══ ENTRIES PROVIDED ══

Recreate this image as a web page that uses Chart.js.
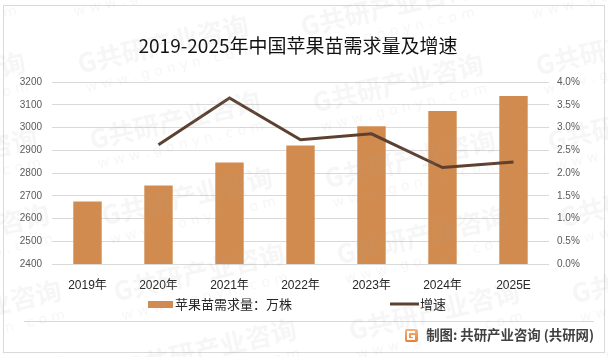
<!DOCTYPE html>
<html>
<head>
<meta charset="utf-8">
<script src="https://cdn.jsdelivr.net/npm/chart.js@4/dist/chart.umd.min.js"></script>
<style>
  html, body { margin: 0; padding: 0; background: #fff; }
  #wrap { width: 608px; height: 357px; position: relative; }
</style>
</head>
<body>
<div id="wrap"><canvas id="c" width="608" height="357"></canvas></div>
<script>
const categories = ['2019年', '2020年', '2021年', '2022年', '2023年', '2024年', '2025E'];
const demandValues = [2675, 2745, 2846, 2921, 3005, 3072, 3138];
const growthValues = [null, 2.62, 3.65, 2.73, 2.86, 2.12, 2.24];
const demandLabel = '苹果苗需求量：万株';
const growthLabel = '增速';
const titleText = '2019-2025年中国苹果苗需求量及增速';
const footerText = '制图: 共研产业咨询 (共研网)';
const leftAxisRange = [2400, 3200, 100];
const rightAxisRange = [0, 4, 0.5];

const CJK = '"Noto Sans CJK SC", "Liberation Sans", sans-serif';
const TICK = '"Liberation Sans", "Noto Sans CJK SC", sans-serif';

const chrome = {
  id: 'chrome',
  beforeDraw(chart) {
    const ctx = chart.ctx;
    ctx.save();
    ctx.fillStyle = '#ffffff';
    ctx.fillRect(0, 0, chart.width, chart.height);
    ctx.restore();
  },
  afterDraw(chart) {
    const ctx = chart.ctx;
    ctx.save();
    // border
    ctx.strokeStyle = '#d9d9d9';
    ctx.lineWidth = 1;
    ctx.strokeRect(3.5, 5.5, 601, 347);
    // title
    ctx.fillStyle = '#111111';
    ctx.font = '19px ' + CJK;
    ctx.textAlign = 'center';
    ctx.textBaseline = 'middle';
    ctx.fillText(titleText, 298, 46);
    // legend
    const ds = chart.data.datasets;
    ctx.font = '13px ' + CJK;
    ctx.textAlign = 'left';
    ctx.fillStyle = ds[0].backgroundColor;
    ctx.fillRect(148, 301, 25, 7);
    ctx.fillStyle = '#262626';
    ctx.fillText(ds[0].label, 175, 304);
    ctx.strokeStyle = ds[1].borderColor;
    ctx.lineWidth = 3;
    ctx.beginPath();
    ctx.moveTo(390, 304);
    ctx.lineTo(419, 304);
    ctx.stroke();
    ctx.fillStyle = '#262626';
    ctx.fillText(ds[1].label, 420, 304);
    // separator
    ctx.strokeStyle = '#d9d9d9';
    ctx.lineWidth = 1;
    ctx.beginPath();
    ctx.moveTo(24, 321.5);
    ctx.lineTo(594, 321.5);
    ctx.stroke();
    // footer logo
    const g = ctx.createLinearGradient(405, 329, 405, 342);
    g.addColorStop(0, '#f7b27a');
    g.addColorStop(1, '#ee7f2d');
    ctx.fillStyle = g;
    ctx.beginPath();
    ctx.roundRect(405, 329, 13, 13, 2);
    ctx.fill();
    ctx.strokeStyle = '#ffffff';
    ctx.lineWidth = 2;
    ctx.beginPath();
    ctx.moveTo(415, 332);
    ctx.lineTo(408, 332);
    ctx.lineTo(408, 339);
    ctx.lineTo(414, 339);
    ctx.lineTo(414, 336);
    ctx.lineTo(411, 336);
    ctx.stroke();
    // footer text
    ctx.fillStyle = '#404040';
    ctx.font = 'bold 13.4px ' + CJK;
    ctx.textAlign = 'right';
    ctx.fillText(footerText, 594, 335);
    // watermark lattice
    ctx.fillStyle = 'rgba(170,170,170,0.10)';
    for (let i = -2; i <= 3; i++) {
      for (let j = -3; j <= 5; j++) {
        const cx = 175 + 223 * i + 12 * j;
        const cy = 120 - 37 * i + 76 * j;
        if (cx < -120 || cx > 730 || cy < -40 || cy > 400) continue;
        ctx.save();
        ctx.translate(cx, cy);
        ctx.rotate(-0.23);
        ctx.textAlign = 'center';
        ctx.textBaseline = 'middle';
        ctx.font = 'bold 26px ' + CJK;
        ctx.fillText('G共研产业咨询', 0, 0);
        ctx.font = '14px "DejaVu Sans", sans-serif';
        ctx.fillText('w w w . g o n y n . c o m', 0, 26);
        ctx.restore();
      }
    }
    ctx.restore();
  }
};

new Chart(document.getElementById('c'), {
  data: {
    labels: categories,
    datasets: [
      {
        type: 'bar',
        label: demandLabel,
        data: demandValues,
        backgroundColor: '#d28b4e',
        barPercentage: 0.4,
        categoryPercentage: 1.0,
        yAxisID: 'y',
        order: 2
      },
      {
        type: 'line',
        label: growthLabel,
        data: growthValues,
        borderColor: '#5c4030',
        borderWidth: 3,
        pointRadius: 0,
        tension: 0,
        fill: false,
        yAxisID: 'y1',
        order: 1
      }
    ]
  },
  options: {
    responsive: false,
    animation: false,
    layout: { padding: { left: 0, right: 0, top: 82, bottom: 53 } },
    plugins: { legend: { display: false }, title: { display: false }, tooltip: { enabled: false } },
    scales: {
      x: {
        grid: { display: false, drawTicks: false },
        border: { display: false },
        ticks: { color: '#262626', font: { size: 12, family: TICK }, padding: 14, maxRotation: 0 },
        afterFit(s) { s.height = 40; }
      },
      y: {
        position: 'left',
        min: leftAxisRange[0], max: leftAxisRange[1],
        ticks: { stepSize: leftAxisRange[2], color: '#595959', font: { size: 10, family: TICK }, padding: 10,
          callback: v => String(v) },
        grid: { color: '#d9d9d9', lineWidth: 1, drawTicks: false },
        border: { display: false },
        afterFit(s) { s.width = 52; }
      },
      y1: {
        position: 'right',
        min: rightAxisRange[0], max: rightAxisRange[1],
        ticks: { stepSize: rightAxisRange[2], color: '#595959', font: { size: 10, family: TICK }, padding: 8,
          callback: v => v.toFixed(1) + '%' },
        grid: { display: false, drawTicks: false },
        border: { display: false },
        afterFit(s) { s.width = 59; }
      }
    }
  },
  plugins: [chrome]
});
</script>
</body>
</html>
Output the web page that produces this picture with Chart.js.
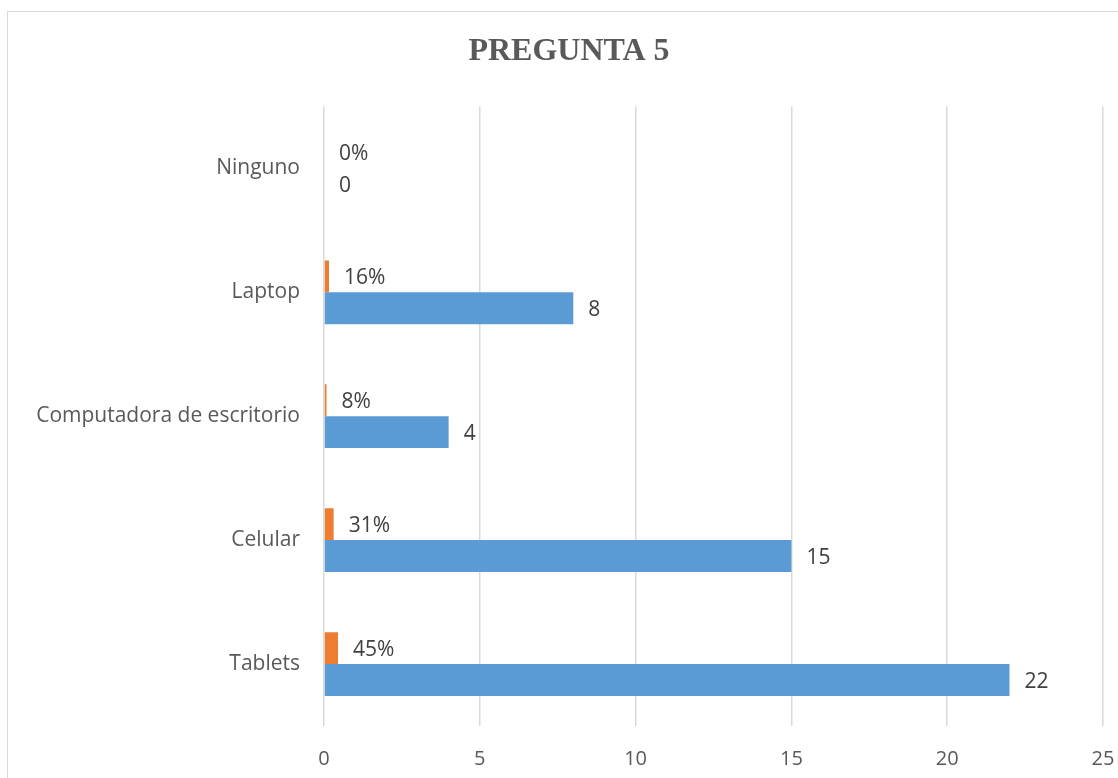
<!DOCTYPE html>
<html lang="es">
<head>
<meta charset="utf-8">
<title>Pregunta 5</title>
<script src="https://cdn.jsdelivr.net/npm/chart.js@4/dist/chart.umd.min.js"></script>
<style>
  html, body { margin: 0; padding: 0; background: #fff; overflow: hidden; }
  body { width: 1118px; height: 778px; position: relative; }
  .marco { position: absolute; left: 7px; top: 11px; width: 1140px; height: 800px;
           border: 1.5px solid #d9d9d9; box-sizing: border-box; }
  #grafico { position: absolute; left: 0; top: 0; }
</style>
</head>
<body>
<div class="marco"></div>
<canvas id="grafico" width="1138" height="778"></canvas>
<script>
/* Pregunta 5 — barras horizontales */

// ─── Datos ──────────────────────────────
const categorias = ['Ninguno', 'Laptop', 'Computadora de escritorio', 'Celular', 'Tablets'];
const cantidades = [0, 8, 4, 15, 22];
const porcentajes = [0, 0.16, 0.08, 0.31, 0.45];
const ticksX = [0, 5, 10, 15, 20, 25];

// ─── Etiquetas de datos (sin plugin externo) ─
const etiquetas = {
  id: 'etiquetas',
  afterDatasetsDraw(chart) {
    const ctx = chart.ctx;
    ctx.save();
    ctx.font = '21px "Open Sans", sans-serif';
    ctx.fillStyle = '#404040';
    ctx.textAlign = 'left';
    ctx.textBaseline = 'middle';
    chart.data.datasets.forEach((ds, i) => {
      chart.getDatasetMeta(i).data.forEach((bar, j) => {
        const v = ds.data[j];
        const txt = ds.esPct ? Math.round(v * 100) + '%' : String(v);
        ctx.fillText(txt, bar.x + 15, bar.y + 2);
      });
    });
    ctx.restore();
  }
};

// ─── Gráfico ─────────────────────────────
new Chart(document.getElementById('grafico'), {
  type: 'bar',
  data: {
    labels: categorias,
    datasets: [
      {
        label: 'Porcentaje',
        data: porcentajes,
        esPct: true,
        backgroundColor: '#ed7d31',
        barPercentage: 1,
        categoryPercentage: 0.514
      },
      {
        label: 'Cantidad',
        data: cantidades,
        backgroundColor: '#5b9bd5',
        barPercentage: 1,
        categoryPercentage: 0.514
      }
    ]
  },
  options: {
    indexAxis: 'y',
    responsive: false,
    animation: false,
    layout: { padding: 0 },
    plugins: {
      legend: { display: false },
      tooltip: { enabled: false },
      title: {
        display: true,
        text: 'PREGUNTA 5',
        color: '#595959',
        font: { family: '"Liberation Serif", serif', size: 32, weight: 'bold' },
        padding: { top: 33, bottom: 35 }
      }
    },
    scales: {
      x: {
        min: 0,
        max: 25,
        afterBuildTicks: s => { s.ticks = ticksX.map(v => ({ value: v })); },
        afterFit: s => { s.height = 52; s.paddingRight = 35; s.paddingLeft = 0; },
        grid: { color: '#d9d9d9', lineWidth: 1.5, drawTicks: false },
        border: { display: false },
        ticks: {
          color: '#595959',
          padding: 21,
          font: { family: '"Open Sans", sans-serif', size: 20 }
        }
      },
      y: {
        afterFit: s => { s.width = 324; },
        grid: { display: false, drawTicks: false },
        border: { display: false },
        ticks: {
          color: '#595959',
          padding: 24,
          font: { family: '"Open Sans", sans-serif', size: 21 }
        }
      }
    }
  },
  plugins: [etiquetas]
});
</script>
</body>
</html>
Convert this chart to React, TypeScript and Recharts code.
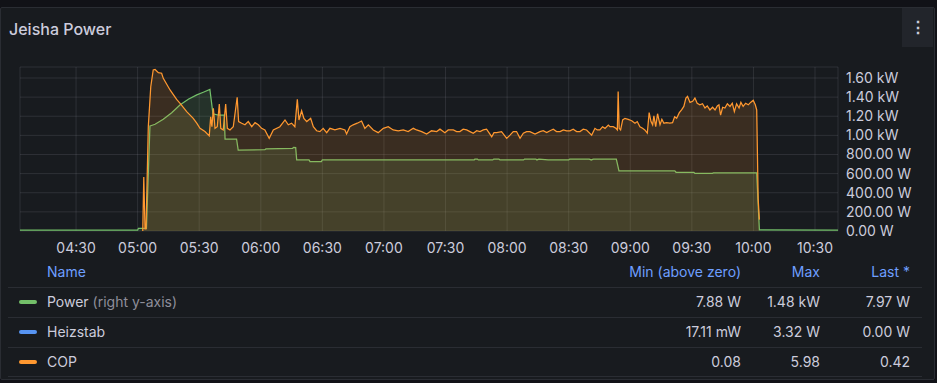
import React from 'react'
import { ComposedChart, Area, XAxis, YAxis, CartesianGrid } from 'recharts'

// times are minutes since midnight
const powerMinutes = [
  242.7, 300.0, 300.4, 304.3, 306.0, 306.4, 308.5, 312.5, 316.6, 320.6, 324.7, 328.8, 332.0, 335.2,
  336.7, 339.3, 342.2, 342.6, 348.2, 349.0, 362.0, 362.5, 375.5, 376.0, 377.0, 377.5, 383.5, 384.0,
  389.5, 390.0, 464.0, 464.3, 465.5, 466.0, 473.0, 473.5, 476.0, 476.5, 488.0, 488.5, 494.0, 494.5,
  495.5, 500.0, 510.0, 510.5, 520.0, 521.0, 522.0, 533.2, 534.5, 561.7, 562.3, 571.0, 571.5, 580.0,
  580.5, 601.6, 602.9, 641.2,
]
const powerWatts = [
  8, 8, 28, 28, 1098, 1101, 1116, 1168, 1237, 1318, 1378, 1423, 1451, 1480,
  1225, 1213, 1213, 962, 962, 847, 850, 858, 865, 875, 872, 743, 743, 725,
  725, 743, 743, 752, 752, 743, 743, 752, 752, 743, 743, 752, 752, 743,
  752, 743, 743, 752, 752, 743, 752, 752, 628, 628, 614, 614, 603, 603,
  608, 608, 12, 8,
]

const copMinutes = [
  302.5, 303.0, 303.6, 304.1, 305.2, 306.4, 307.6, 308.5, 310.1, 311.7, 312.5, 315.8, 319.0, 320.6,
  323.9, 327.1, 328.8, 330.4, 332.8, 334.9, 335.6, 336.2, 336.9, 337.7, 338.8, 339.8, 340.5, 341.7,
  342.9, 343.7, 345.0, 346.6, 348.5, 349.2, 350.7, 352.3, 353.9, 355.6, 357.2, 358.8, 360.4, 362.0,
  364.1, 366.1, 369.3, 371.8, 373.4, 375.0, 376.6, 377.8, 378.6, 379.9, 381.0, 382.4, 384.3, 385.6,
  387.2, 388.8, 390.4, 392.1, 393.7, 396.1, 398.6, 401.0, 401.8, 403.4, 405.0, 407.0, 409.1, 410.7,
  412.4, 414.8, 417.2, 419.7, 422.1, 424.5, 427.0, 429.4, 431.8, 434.3, 435.9, 438.4, 440.8, 443.2,
  445.7, 447.3, 449.7, 451.3, 452.2, 453.8, 455.4, 457.0, 458.6, 460.3, 461.9, 463.5, 465.2, 466.8,
  468.4, 470.0, 472.5, 473.6, 474.9, 477.3, 479.8, 481.4, 483.0, 484.6, 486.3, 487.9, 489.5, 491.1,
  493.6, 496.0, 497.6, 499.3, 500.9, 502.5, 504.1, 505.8, 507.4, 509.0, 510.6, 512.2, 513.9, 515.5,
  517.1, 518.7, 521.2, 522.8, 523.9, 525.2, 526.5, 527.7, 529.3, 530.1, 531.7, 533.0, 533.7, 534.1,
  534.6, 535.3, 536.3, 537.4, 539.0, 540.7, 542.3, 543.4, 544.7, 546.0, 547.1, 548.3, 549.2, 550.1,
  550.9, 551.5, 552.4, 553.3, 554.5, 555.4, 556.4, 557.7, 559.3, 560.6, 561.6, 562.6, 563.9, 565.0,
  566.1, 567.1, 567.9, 569.1, 570.4, 571.5, 572.6, 573.9, 575.2, 576.4, 577.5, 578.8, 580.1, 581.3,
  582.4, 583.2, 584.0, 585.0, 586.1, 587.3, 588.6, 589.7, 590.7, 591.8, 593.0, 593.9, 595.0, 596.2,
  597.5, 598.6, 599.9, 600.9, 601.6, 602.3, 602.9,
]
const copValues = [
  0, 2.0, 0.08, 0.08, 3.86, 5.34, 5.96, 5.98, 5.86, 5.84, 5.65, 5.22, 4.87, 4.73,
  4.42, 4.17, 3.99, 3.8, 3.68, 3.52, 4.23, 3.86, 4.54, 3.8, 3.86, 4.7, 3.8, 3.74,
  4.7, 3.8, 3.74, 3.86, 4.95, 4.05, 3.99, 3.93, 4.05, 3.86, 4.01, 3.93, 3.8, 3.74,
  3.43, 3.74, 3.86, 4.11, 3.93, 3.99, 3.86, 4.87, 4.11, 4.45, 4.17, 4.05, 4.17, 3.86,
  3.71, 3.68, 3.8, 3.64, 3.8, 3.74, 3.8, 3.74, 3.59, 3.86, 3.93, 3.99, 4.07, 3.8,
  3.93, 3.74, 3.64, 3.8, 3.86, 3.74, 3.71, 3.74, 3.68, 3.8, 3.74, 3.68, 3.59, 3.71,
  3.68, 3.77, 3.64, 3.74, 3.74, 3.74, 3.68, 3.68, 3.77, 3.74, 3.68, 3.62, 3.71, 3.68,
  3.74, 3.77, 3.49, 3.64, 3.64, 3.68, 3.43, 3.55, 3.68, 3.68, 3.43, 3.62, 3.68, 3.68,
  3.59, 3.68, 3.71, 3.64, 3.71, 3.77, 3.68, 3.68, 3.74, 3.71, 3.71, 3.77, 3.68, 3.68,
  3.77, 3.74, 3.55, 3.8, 3.74, 3.74, 3.86, 3.8, 3.92, 3.86, 3.86, 3.8, 3.74, 5.16,
  3.8, 3.74, 4.11, 4.17, 4.13, 4.08, 3.99, 4.05, 3.86, 3.8, 3.74, 3.62, 4.38, 4.05,
  3.93, 4.26, 3.86, 4.34, 3.93, 4.13, 3.99, 4.01, 3.99, 4.01, 4.23, 4.17, 4.38, 4.48,
  4.61, 4.92, 4.98, 4.76, 4.8, 4.92, 4.73, 4.67, 4.71, 4.55, 4.63, 4.48, 4.58, 4.48,
  4.63, 4.67, 4.29, 4.58, 4.55, 4.71, 4.61, 4.73, 4.42, 4.71, 4.55, 4.76, 4.61, 4.73,
  4.67, 4.76, 4.84, 4.67, 4.48, 1.2, 0.42,
]

const timeTicks = [270, 300, 330, 360, 390, 420, 450, 480, 510, 540, 570, 600, 630]
const powerTicks = [0, 200, 400, 600, 800, 1000, 1200, 1400, 1600]

const legendNames = ['Power', 'Heizstab', 'COP']
const legendNotes = ['(right y-axis)', '', '']
const legendColors = ['#73BF69', '#5794F2', '#FF9830']
const legendMin = ['7.88 W', '17.11 mW', '0.08']
const legendMax = ['1.48 kW', '3.32 W', '5.98']
const legendLast = ['7.97 W', '0.00 W', '0.42']

const powerData = powerMinutes.map((t, i) => ({ t, v: powerWatts[i] }))
const copData = copMinutes.map((t, i) => ({ t, v: copValues[i] }))

const fmtTime = (m: number) => {
  const h = Math.floor(m / 60)
  const mm = Math.round(m % 60)
  return `${String(h).padStart(2, '0')}:${String(mm).padStart(2, '0')}`
}
const fmtPower = (v: number) => (v >= 1000 ? `${(v / 1000).toFixed(2)} kW` : `${v.toFixed(2)} W`)

const text = '#ccccdc'
const font = 'Inter, "Noto Sans", sans-serif'

export default function App() {
  return (
    <div style={{ position: 'relative', width: 937, height: 383, background: '#111217', fontFamily: font, overflow: 'hidden' }}>
      <style>{'body{margin:0;background:#111217}'}</style>

      {/* panel */}
      <div
        style={{
          position: 'absolute', left: 0, top: 7, width: 933, height: 371,
          background: '#181b1f', border: '1px solid #2a2d33', borderRadius: 2,
        }}
      />
      <div style={{ position: 'absolute', left: 9, top: 18, fontSize: 16, fontWeight: 500, color: text, lineHeight: '22px' }}>
        Jeisha Power
      </div>
      <div
        style={{
          position: 'absolute', left: 902, top: 8, width: 31, height: 39, background: '#22252b',
          color: text, fontSize: 16, lineHeight: '39px', textAlign: 'center', fontWeight: 700,
        }}
      >
        ⋮
      </div>

      {/* chart */}
      <div style={{ position: 'absolute', left: 0, top: 0 }}>
        <ComposedChart width={937} height={260} margin={{ top: 67, right: 8, bottom: 0, left: 20 }} style={{ fontFamily: font }}>
          <CartesianGrid yAxisId="power" stroke="rgba(204,204,220,0.12)" strokeWidth={1} />
          <XAxis
            type="number"
            dataKey="t"
            domain={[242.7, 641.2]}
            ticks={timeTicks}
            interval={0}
            allowDataOverflow
            tickFormatter={fmtTime}
            axisLine={false}
            tickLine={false}
            tickMargin={6}
            height={29}
            tick={{ fill: text, fontSize: 14 }}
          />
          <YAxis yAxisId="cop" hide domain={[0, 6.07]} />
          <YAxis
            yAxisId="power"
            orientation="right"
            domain={[0, 1715]}
            ticks={powerTicks}
            interval={0}
            width={91}
            tickFormatter={fmtPower}
            axisLine={false}
            tickLine={false}
            tick={{ fill: text, fontSize: 14 }}
          />
          <Area
            yAxisId="power"
            data={powerData}
            dataKey="v"
            type="linear"
            stroke="#73BF69"
            strokeWidth={1.25}
            fill="#73BF69"
            fillOpacity={0.15}
            dot={false}
            activeDot={false}
            isAnimationActive={false}
          />
          <Area
            yAxisId="cop"
            data={copData}
            dataKey="v"
            type="linear"
            stroke="#FF9830"
            strokeWidth={1.25}
            fill="#FF9830"
            fillOpacity={0.15}
            dot={false}
            activeDot={false}
            isAnimationActive={false}
          />
        </ComposedChart>
      </div>

      {/* legend table */}
      <div style={{ position: 'absolute', left: 47, top: 262, fontSize: 14, lineHeight: '20px', color: '#6e9fff' }}>Name</div>
      <div style={{ position: 'absolute', right: 937 - 741, top: 262, fontSize: 14, lineHeight: '20px', color: '#6e9fff' }}>Min (above zero)</div>
      <div style={{ position: 'absolute', right: 937 - 820, top: 262, fontSize: 14, lineHeight: '20px', color: '#6e9fff' }}>Max</div>
      <div style={{ position: 'absolute', right: 937 - 910, top: 262, fontSize: 14, lineHeight: '20px', color: '#6e9fff' }}>Last *</div>
      {legendNames.map((name, i) => {
        const cy = 301.5 + i * 30
        return (
          <React.Fragment key={name}>
            <div style={{ position: 'absolute', left: 8, width: 914, top: cy - 15, height: 1, background: '#2a2d33' }} />
            <div style={{ position: 'absolute', left: 19, top: cy - 2, width: 18, height: 4, borderRadius: 2, background: legendColors[i] }} />
            <div style={{ position: 'absolute', left: 47, top: cy - 10, fontSize: 14, lineHeight: '20px', color: text, whiteSpace: 'nowrap' }}>
              {name}
              {legendNotes[i] && <span style={{ color: '#8e8e9a' }}> {legendNotes[i]}</span>}
            </div>
            <div style={{ position: 'absolute', right: 937 - 741, top: cy - 10, fontSize: 14, lineHeight: '20px', color: text }}>{legendMin[i]}</div>
            <div style={{ position: 'absolute', right: 937 - 820, top: cy - 10, fontSize: 14, lineHeight: '20px', color: text }}>{legendMax[i]}</div>
            <div style={{ position: 'absolute', right: 937 - 910, top: cy - 10, fontSize: 14, lineHeight: '20px', color: text }}>{legendLast[i]}</div>
          </React.Fragment>
        )
      })}
      <div style={{ position: 'absolute', left: 8, width: 914, top: 376, height: 1, background: '#2a2d33' }} />
    </div>
  )
}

═══

Using the entries above, write out exactly the lines from the one with "Output the web" through the one with "barras horizontales */", ends included. Leave out any pictures.

• [SOLUTION TO THIS TASK]:
Output the web page that produces this picture with Chart.js.
<!DOCTYPE html>
<html lang="es">
<head>
<meta charset="utf-8">
<title>Pregunta 5</title>
<script src="https://cdn.jsdelivr.net/npm/chart.js@4/dist/chart.umd.min.js"></script>
<style>
  html, body { margin: 0; padding: 0; background: #fff; overflow: hidden; }
  body { width: 1118px; height: 778px; position: relative; }
  .marco { position: absolute; left: 7px; top: 11px; width: 1140px; height: 800px;
           border: 1.5px solid #d9d9d9; box-sizing: border-box; }
  #grafico { position: absolute; left: 0; top: 0; }
</style>
</head>
<body>
<div class="marco"></div>
<canvas id="grafico" width="1138" height="778"></canvas>
<script>
/* Pregunta 5 — barras horizontales */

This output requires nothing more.